Multiply $P_s\left(x\right)$in equation (1) and integrate.

$\sum _{l=0}^{\infty }{c}_l{a}^l\underset{0}{\overset{1}{\int }}{P}_l\left(x\right)P_s\left(x\right)dx=\underset{0}{\overset{1}{\int }}{x}^{2}f\left(x\right)P_s\left(x\right)dx$ ….. (2)

The orthogonal relation of standard Legendre polynomials is as follows:

$\underset{0}{\overset{1}{\int }}{P}_l\left(x\right)P_s\left(x\right)dx=\frac{1}{2}{\int }_{-1}^1{P}_l\left(x\right)P_s\left(x\right)dx$

$\underset{0}{\overset{1}{\int }}{P}_l\left(x\right)P_s\left(x\right)dx=\frac{1}{2}\frac{2}{(2l+1)}{\delta }_{l,s}$ ….. (3)

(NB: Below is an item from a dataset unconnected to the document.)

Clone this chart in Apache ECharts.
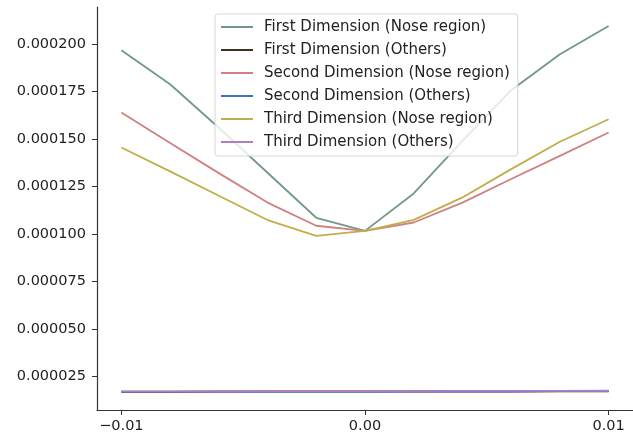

Use identity of Legendre polynomial. i.e.$\underset{b}{\overset{1}{\int }}{P}_n\left(x\right)dx=\frac{1}{(2n+1)}[P_{n-1}\left(b\right)-P_{n+1}\left(b\right)]$

Use integration by part in equation (2).

$\begin{array}{c}\underset{0}{\overset{1}{\int }}{x}^{2}f\left(x\right)P_s\left(x\right)dx=\underset{0}{\overset{1}{\int }}{x}^2{P}_s\left(x\right)dx\\ ={x^2{P}_s\left(x\right)|}_0^1-\underset{0}{\overset{1}{\int }}2x{P}_s\left(x\right)dx\\ =P_s\left(1\right)-{2x{P}_s\left(x\right)|}_0^1+2\underset{0}{\overset{1}{\int }}{P}_s\left(x\right)dx\\ =P_s\left(1\right)-2P_s\left(1\right)+\frac{2}{(2s+1)}[P_{s-1}\left(0\right)-P_{s+1}\left(0\right)]\end{array}$

$\underset{0}{\overset{1}{\int }}{x}^{2}f\left(x\right)P_s\left(x\right)dx=-P_s\left(1\right)+\frac{2}{(2s+1)}[P_{s-1}\left(0\right)-P_{s+1}\left(0\right)]$

Calculate the value of coefficient$c_l$.

Substitute equation (3) in equation (2).

$\begin{array}{l}\sum _{l=0}^{\infty }{c}_l{a}^l\frac{1}{2}\frac{2}{(2l+1)}{\delta }_{l,s}=-P_s\left(1\right)+\frac{2}{(2s+1)}[P_{s-1}\left(0\right)-P_{s+1}\left(0\right)]\\ c_s{a}^s\frac{1}{(2s+1)}=\frac{1}{(2s+1)}[P_{s-1}\left(0\right)-P_{s+1}\left(0\right)]-P_s\left(1\right)\\ c_s=\frac{1}{a^s}\left([P_{s-1}\left(0\right)-P_{s+1}\left(0\right)]\right)-(2s+1)P_s\left(1\right))\end{array}$

$u(r,\theta )=\sum _{s=0}^{\infty }[P_{s-1}\left(0\right)-P_{s+1}\left(0\right)]-(2s+1)P_s\left(1\right){\left(\frac{r}{a}\right)}^s{P}_s\left(x\right)$

Therefore, the steady-state temperature distribution inside a hemisphere is$u(r,\theta )=\sum _{s=0}^{\infty }[P_{s-1}\left(0\right)-P_{s+1}\left(0\right)]-(2s+1)P_s\left(1\right){\left(\frac{r}{a}\right)}^s{P}_s\left(x\right)$.